Managing knowledge in a startup

This article is part of a series about how to manage a small software start-up, the first article & overview is found here.

Photo by Roman Kraft on Unsplash

There will be hundreds of conversations, documents, graphics, and all kinds of material created during a typical day at your company. One of the more “boring” but essential topics is how to manage this stream of information and make it accessible to your team members — more and more companies are aware of this problem space and usually call it “knowledge management”.

From my observations, this is tackled by building a solid documentation culture and choosing the right tools to create a centralized knowledge base.

Documentation Culture

Everyone in the company needs to be familiar with the main repositories of documentation and how they are structured. Everyone must build the habits to store knowledge in its proper place. When a piece of information is not found anywhere, it should be created — good inspiration for this is GitLab’s handbook-first approach.

In my opinion, the best strategy is to define a single source of truth, one continuously updated knowledge base that everyone agrees on. In addition, it’s an interesting idea to make large parts of the content public, especially the content related to company culture, as it leads to more accountability to keep the content up-to-date.

A helpful mindset to document everything is to assume that you forget everything, even if you believe it wouldn’t. Assume you forget every discussion, idea, task, or decision tomorrow. If you think you, or anyone else, needs that information — write it down! This also relieves stress and improves focus, as our minds tend to get occupied with every piece of information they feel the need to hold onto.

Knowledge Base Tools

It is paramount to have one centralized knowledge base where everybody writes “most” essential information for your business. You won’t be able to avoid using specialized tools for specific work, such as mock-ups or code, but there should always be a (series of) links leading to any created material.

There are a plethora of tools that vie for your attention; when searching for “knowledge base,” you will mostly find software to present Q&A pages directed at your customers, such as Zendesk, when searching for “internal wiki,” you find the traditional products of the industry, such as Confluence. Most of them work fine, and there is are also many startups to choose from, such as Notion or Tettra, but they usually lack features to manage and review contributions as you can do with merge or pull requests in code.

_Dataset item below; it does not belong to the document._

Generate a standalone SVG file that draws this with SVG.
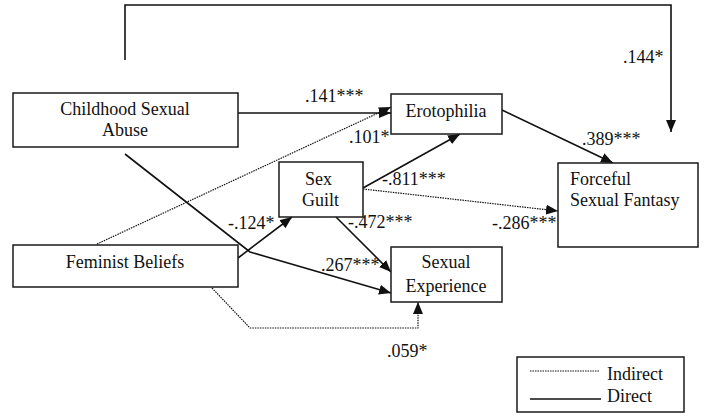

This is why GitLab built its own toolset that enables multiple contribution requests and live discussions. But as you can hear in their internal discussion, they didn’t manage to make it accessible enough to non-technical users so they would actually contribute. I also don’t think it’s a good idea for a startup to spend time building their own wiki system.

In conclusion, I suggest looking for a tool that combines the accessibility and beauty of a traditional wiki system with the control of a code repository. Luckily new tools in this space are getting more traction recently: GitBook with great source control or Archbee with many features geared directly towards developers.

Knowledge Base Structure

To give anyone starting out structuring their knowledge an idea of what to expect, here is an overview of the different categories of information we managed at our company:

  • Operations: Consisting of recruitment, company strategy, internal meetings, and financial planning. Linking to Google Slides for presentations and Breezy for recruiting.
  • Administration: Human resources, legal documents, accounting, and other administrative matters. Usually linking to Google Docs for contracts, for example. Using LastPass to share passwords.
  • Business Strategy: Market research, business plans, and fundraising material. Linking to applications for grants or term sheets for investments.
  • Customer Relations: Sales materials such as quotes, project-related material for specific projects. Linking to files shared by customers, quote creation with google docs, for example.
  • Engineering: Anything related to the technical work. Linking to GitLab for code, Sonatype for executables, Balsamiq for low fidelity mock-ups (recommend Figma), Miro for flowcharts.
  • Marketing: Pitches, illustrations, campaign material to present the company and products. Linking to Google Slides or illustrations.
  • Library: Long-term reads such as books and articles for everyone to learn from. Linking to PDFs usually, to organize research properly, might want to use e.g. Zotero.